In response to your question, my sister is 22 and I'm 20, but I'll be 21 next month so we're mostly just a year apart. It's funny cause we were just talking about this too that night lol, cause she's always been much more mature than both me and our other sister (who's 25).


----------



## AlwaysImagining (May 25, 2012)

Oh, the videos! Well the only decent one I got was of DJ Alvaro which was during the beginning. And right now it's taking forever to upload onto here, so in the meantime here's a vid from Youtube lol. Plus they have a better view of it! This was when Tiesto started


----------



## St3ph3n (Mar 6, 2013)

Thats awesome man!
Im really jealous about the concert


----------



## AlwaysImagining (May 25, 2012)

St3ph3n said:


> Thats awesome man!
> Im really jealous about the concert


Aww don't worry you'll get your chance! Trust me, I didn't expect to ever have this happen anytime soon!


----------



## Zil (Feb 5, 2011)

Nice one man, I can't remember the last time I said "This is the best day of my life", but I must have at some point ...
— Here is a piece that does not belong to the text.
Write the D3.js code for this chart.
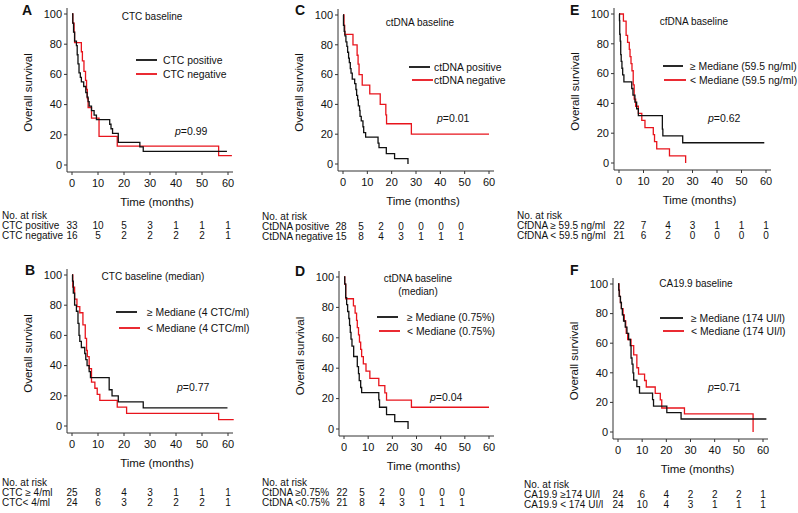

It feels good when everything falls into place like this. You should use that momentum and carry on in that direction.


----------



## AlwaysImagining (May 25, 2012)

Zil said:


> Nice one man, I can't remember the last time I said "This is the best day of my life", but I must have at some point ...
> 
> It feels good when everything falls into place like this. You should use that momentum and carry on in that direction.


For sure :yes Thanks!


----------



## early90sborn (Mar 10, 2013)

This post made my heart smile lol , < that sounded cheesy, and I never actually say things like that but seriously though haha

"I just felt so... alive for once! I hope this encourages at least one other person here, who thought like me that they could never do what I did. It is the best feeling in the world to break out of your shell and do somehing you've been dying to do all your life!"

^ I love that, I'm gonna come back here and read that whenever I feel discouraged/ fear something that I actually want to do!
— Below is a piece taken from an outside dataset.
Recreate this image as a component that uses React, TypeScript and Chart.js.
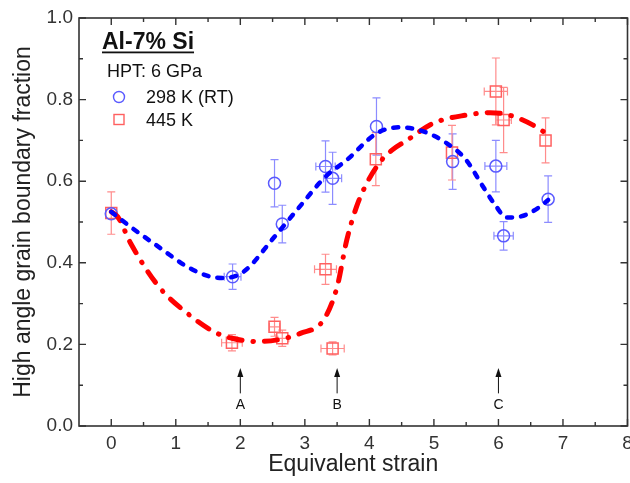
import React, { useEffect, useRef } from 'react';
import { Chart, registerables } from 'chart.js';

Chart.register(...registerables);

// ---- data ----
const xTickValues = [0, 1, 2, 3, 4, 5, 6, 7, 8];
const xMinorValues = [0.5, 1.5, 2.5, 3.5, 4.5, 5.5, 6.5, 7.5];
const yTickValues = [0, 0.2, 0.4, 0.6, 0.8, 1.0];
const yMinorValues = [0.1, 0.3, 0.5, 0.7, 0.9];

// 298 K (RT)
const blueX = [0, 1.88, 2.53, 2.65, 3.32, 3.43, 4.11, 5.29, 5.96, 6.08, 6.77];
const blueY = [0.52, 0.366, 0.595, 0.495, 0.636, 0.607, 0.734, 0.648, 0.637, 0.466, 0.556];
const blueYErr = [0, 0.031, 0.058, 0.046, 0.063, 0.064, 0.07, 0.068, 0.063, 0.035, 0.057];
const blueXErr = [0, 0.13, 0, 0, 0.15, 0.14, 0, 0, 0.17, 0.15, 0];

// 445 K
const redX = [0, 1.87, 2.53, 2.65, 3.32, 3.43, 4.1, 5.28, 5.96, 6.08, 6.73];
const redY = [0.522, 0.204, 0.243, 0.215, 0.384, 0.19, 0.654, 0.67, 0.82, 0.75, 0.70];
const redYErr = [0.052, 0.02, 0.023, 0.02, 0.037, 0.016, 0.065, 0.067, 0.082, 0.08, 0.055];
const redXErr = [0, 0.16, 0.08, 0.1, 0.17, 0.18, 0, 0, 0.18, 0.12, 0];

// guide curves
const blueCurveX = [0, 0.3, 0.77, 1.18, 1.54, 1.74, 2.05, 2.51, 2.88, 3.32, 3.65, 4.11, 4.45, 4.78, 5.2, 5.5, 5.76, 5.97, 6.12, 6.33, 6.64, 6.77];
const blueCurveY = [0.525, 0.488, 0.435, 0.39, 0.366, 0.363, 0.378, 0.46, 0.53, 0.611, 0.652, 0.717, 0.732, 0.725, 0.693, 0.652, 0.587, 0.537, 0.511, 0.513, 0.537, 0.554];
const redCurveX = [0, 0.1, 0.3, 0.74, 1.18, 1.59, 1.87, 2.26, 2.62, 2.93, 3.29, 3.5, 3.65, 3.8, 3.96, 4.17, 4.35, 4.58, 4.99, 5.5, 5.87, 6.17, 6.53, 6.82];
const redCurveY = [0.525, 0.513, 0.448, 0.341, 0.276, 0.231, 0.215, 0.207, 0.2125, 0.227, 0.26, 0.341, 0.456, 0.537, 0.595, 0.648, 0.676, 0.70, 0.742, 0.762, 0.768, 0.762, 0.738, 0.709];

// annotations
const arrowX = [2, 3.5, 6];
const arrowLabels = ['A', 'B', 'C'];
const arrowTipY = 0.142;
const arrowBaseY = 0.08;
const arrowLabelY = 0.05;

const legendTitle = 'Al-7% Si';
const legendSubtitle = 'HPT: 6 GPa';
const seriesNames = ['298 K (RT)', '445 K'];
const xTitle = 'Equivalent strain';
const yTitle = 'High angle grain boundary fraction';

const FONT = '"Liberation Sans", Arial, Helvetica, sans-serif';
const BLUE = '#0000ff';
const RED = '#ff0000';
const BLUE_MK = '#5a5aff';
const RED_MK = '#ff6060';
const BLUE_ERR = '#8c8cff';
const RED_ERR = '#ff8c8c';
const AXIS = '#333333';

const toPts = (xs: number[], ys: number[]) => xs.map((x, i) => ({ x, y: ys[i] }));

const errorBarPlugin = {
  id: 'errorBars',
  beforeDatasetsDraw(chart: any) {
    const { ctx, scales } = chart;
    const xs = scales.x;
    const ys = scales.y;
    const draw = (X: number[], Y: number[], ye: number[], xe: number[], color: string) => {
      ctx.save();
      ctx.strokeStyle = color;
      ctx.lineWidth = 1.2;
      X.forEach((xv, i) => {
        const px = xs.getPixelForValue(xv);
        const py = ys.getPixelForValue(Y[i]);
        ctx.beginPath();
        if (ye[i] > 0) {
          const t = ys.getPixelForValue(Y[i] + ye[i]);
          const b = ys.getPixelForValue(Y[i] - ye[i]);
          ctx.moveTo(px, t); ctx.lineTo(px, b);
          ctx.moveTo(px - 4, t); ctx.lineTo(px + 4, t);
          ctx.moveTo(px - 4, b); ctx.lineTo(px + 4, b);
        }
        if (xe[i] > 0) {
          const l = xs.getPixelForValue(xv - xe[i]);
          const r = xs.getPixelForValue(xv + xe[i]);
          ctx.moveTo(l, py); ctx.lineTo(r, py);
          ctx.moveTo(l, py - 4); ctx.lineTo(l, py + 4);
          ctx.moveTo(r, py - 4); ctx.lineTo(r, py + 4);
        }
        ctx.stroke();
      });
      ctx.restore();
    };
    draw(blueX, blueY, blueYErr, blueXErr, BLUE_ERR);
    draw(redX, redY, redYErr, redXErr, RED_ERR);
  },
};

const framePlugin = {
  id: 'frame',
  afterDatasetsDraw(chart: any) {
    const { ctx, scales } = chart;
    const xs = scales.x;
    const ys = scales.y;
    const L = xs.getPixelForValue(xs.min);
    const R = xs.getPixelForValue(xs.max);
    const T = ys.getPixelForValue(ys.max);
    const B = ys.getPixelForValue(ys.min);
    ctx.save();
    ctx.strokeStyle = AXIS;
    ctx.lineWidth = 1.6;
    ctx.strokeRect(L, T, R - L, B - T);
    ctx.lineWidth = 1.4;
    ctx.beginPath();
    const xt = (v: number, len: number) => {
      const p = xs.getPixelForValue(v);
      ctx.moveTo(p, B); ctx.lineTo(p, B - len);
      ctx.moveTo(p, T); ctx.lineTo(p, T + len);
    };
    const yt = (v: number, len: number) => {
      const p = ys.getPixelForValue(v);
      ctx.moveTo(L, p); ctx.lineTo(L + len, p);
      ctx.moveTo(R, p); ctx.lineTo(R - len, p);
    };
    xTickValues.forEach((v) => xt(v, 7));
    xMinorValues.forEach((v) => xt(v, 4));
    yTickValues.forEach((v) => yt(v, 7));
    yMinorValues.forEach((v) => yt(v, 4));
    ctx.stroke();

    // x tick labels
    ctx.fillStyle = AXIS;
    ctx.font = `19px ${FONT}`;
    ctx.textAlign = 'center';
    ctx.textBaseline = 'alphabetic';
    xTickValues.forEach((v) => {
      ctx.fillText(String(v), xs.getPixelForValue(v), B + 23);
    });

    // arrows
    ctx.fillStyle = '#111';
    ctx.strokeStyle = '#111';
    ctx.lineWidth = 1;
    ctx.font = `14px ${FONT}`;
    ctx.textAlign = 'center';
    ctx.textBaseline = 'middle';
    arrowX.forEach((v, i) => {
      const p = xs.getPixelForValue(v);
      const tip = ys.getPixelForValue(arrowTipY);
      const base = ys.getPixelForValue(arrowBaseY);
      ctx.beginPath();
      ctx.moveTo(p, base); ctx.lineTo(p, tip + 6);
      ctx.stroke();
      ctx.beginPath();
      ctx.moveTo(p, tip); ctx.lineTo(p - 3, tip + 9); ctx.lineTo(p + 3, tip + 9);
      ctx.closePath();
      ctx.fill();
      ctx.fillText(arrowLabels[i], p, ys.getPixelForValue(arrowLabelY));
    });

    // legend / annotation block
    ctx.fillStyle = '#111';
    ctx.textAlign = 'left';
    ctx.textBaseline = 'alphabetic';
    ctx.font = `bold 23px ${FONT}`;
    ctx.fillText(legendTitle, 102, 49);
    const w = ctx.measureText(legendTitle).width;
    ctx.fillRect(102, 51.5, w, 1.8);
    ctx.font = `18px ${FONT}`;
    ctx.fillText(legendSubtitle, 107, 77);
    ctx.fillText(seriesNames[0], 146, 103);
    ctx.fillText(seriesNames[1], 146, 126);
    ctx.lineWidth = 1.4;
    ctx.strokeStyle = BLUE_MK;
    ctx.beginPath();
    ctx.arc(119, 97, 5.5, 0, Math.PI * 2);
    ctx.stroke();
    ctx.strokeStyle = RED_MK;
    ctx.strokeRect(114, 114.5, 10, 10);
    ctx.restore();
  },
};

export default function App() {
  const ref = useRef<HTMLCanvasElement | null>(null);
  useEffect(() => {
    document.body.style.margin = '0';
    const canvas = ref.current;
    if (!canvas) return;
    const chart = new Chart(canvas, {
      type: 'scatter',
      data: {
        datasets: [
          {
            type: 'line',
            data: toPts(blueCurveX, blueCurveY),
            borderColor: BLUE,
            borderWidth: 4.5,
            borderDash: [5, 9],
            borderCapStyle: 'round',
            pointRadius: 0,
            fill: false,
            showLine: true,
            cubicInterpolationMode: 'monotone',
            order: 0,
          } as any,
          {
            type: 'line',
            data: toPts(redCurveX, redCurveY),
            borderColor: RED,
            borderWidth: 5,
            borderDash: [13, 11, 0.5, 11],
            borderCapStyle: 'round',
            pointRadius: 0,
            fill: false,
            showLine: true,
            cubicInterpolationMode: 'monotone',
            order: 0,
          } as any,
          {
            data: toPts(blueX, blueY),
            pointStyle: 'circle',
            pointRadius: 6,
            pointBorderWidth: 1.5,
            borderColor: BLUE_MK,
            backgroundColor: 'rgba(0,0,0,0)',
            order: 1,
          },
          {
            data: toPts(redX, redY),
            pointStyle: 'rect',
            pointRadius: 7.8,
            pointBorderWidth: 1.5,
            borderColor: RED_MK,
            backgroundColor: 'rgba(0,0,0,0)',
            order: 1,
          },
        ],
      },
      options: {
        responsive: false,
        animation: false,
        devicePixelRatio: 1,
        layout: { autoPadding: false, padding: { top: 18, right: 2.5, left: 0, bottom: 0 } },
        plugins: { legend: { display: false }, tooltip: { enabled: false } },
        scales: {
          x: {
            type: 'linear',
            min: -0.5,
            max: 8,
            afterBuildTicks: (s: any) => { s.ticks = xTickValues.map((v) => ({ value: v })); },
            afterFit: (s: any) => { s.height = 57; s.paddingLeft = 0; s.paddingRight = 0; },
            grid: { display: false, drawTicks: false },
            border: { display: false },
            ticks: { display: false },
            title: { display: true, text: xTitle, color: '#222', font: { family: FONT, size: 23 }, padding: { top: 0, bottom: 5 } },
          },
          y: {
            type: 'linear',
            min: 0,
            max: 1,
            afterBuildTicks: (s: any) => { s.ticks = yTickValues.map((v) => ({ value: v })); },
            afterFit: (s: any) => { s.width = 79; s.paddingTop = 0; s.paddingBottom = 0; },
            grid: { display: false, drawTicks: false },
            border: { display: false },
            ticks: { color: AXIS, font: { family: FONT, size: 19 }, padding: 6, callback: (v: any) => Number(v).toFixed(1) },
            title: { display: true, text: yTitle, color: '#222', font: { family: FONT, size: 23 }, padding: { top: 10, bottom: 0 } },
          },
        },
      },
      plugins: [errorBarPlugin, framePlugin],
    } as any);
    return () => chart.destroy();
  }, []);
  return (
    <div style={{ width: 630, height: 483, background: '#fff' }}>
      <canvas ref={ref} width={630} height={483} style={{ display: 'block' }} />
    </div>
  );
}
.. As for me, being in a crowd ESPECIALLY with mainly young people my age is a phobia of mine, (i.e- concert)... but it's something that I really want to do (whilst I'm still 'young')... and uhh obviously Music is healing... I can just imagine the ''Energy'' felt in that auditorium... I can imagine it's just as amazing feeling

Thanks for sharing , I felt it.... now I want to live it too.


----------



## AlwaysImagining (May 25, 2012)

early90sborn said:


> This post made my heart smile lol , < that sounded cheesy, and I never actually say things like that but seriously though haha
> 
> "I just felt so... alive for once! I hope this encourages at least one other person here, who thought like me that they could never do what I did. It is the best feeling in the world to break out of your shell and do somehing you've been dying to do all your life!"
> 
> ...


Yayyy lol I'm so glad this did encourage somebody :squeezeIt is indeed amazing, when you get the chance do not deny it!


----------



## the alley cat (May 17, 2012)

It was fun reading your post, it made me smile.

I wish I could get out of my shell like that and dance around people. It would be so fun!


----------



## humanphobic (Jan 27, 2013)

That's awesome man glad you had a good time !!


----------



## Lazarus (Dec 27, 2011)

I can tell how happy you are by the number of smilies you used. Five, that's gotta be some kind of record. Thanks for putting a smile on my face with this post!


----------



## AlwaysImagining (May 25, 2012)

Just wanted to thank all the responses! And you're welcome if it helped you :yes If anyone has a triumph like this someday, remember to tell us!


----------



## misspeachy (Aug 11, 2011)

What a lovely sister you have for making your wish come true.
Who knows, maybe she has other plans in the future to make something so great happen again- don't keep quiet around her if you have any other dreams she might be able to help you with, hehe!
Thanks for sharing, it was a great story.


----------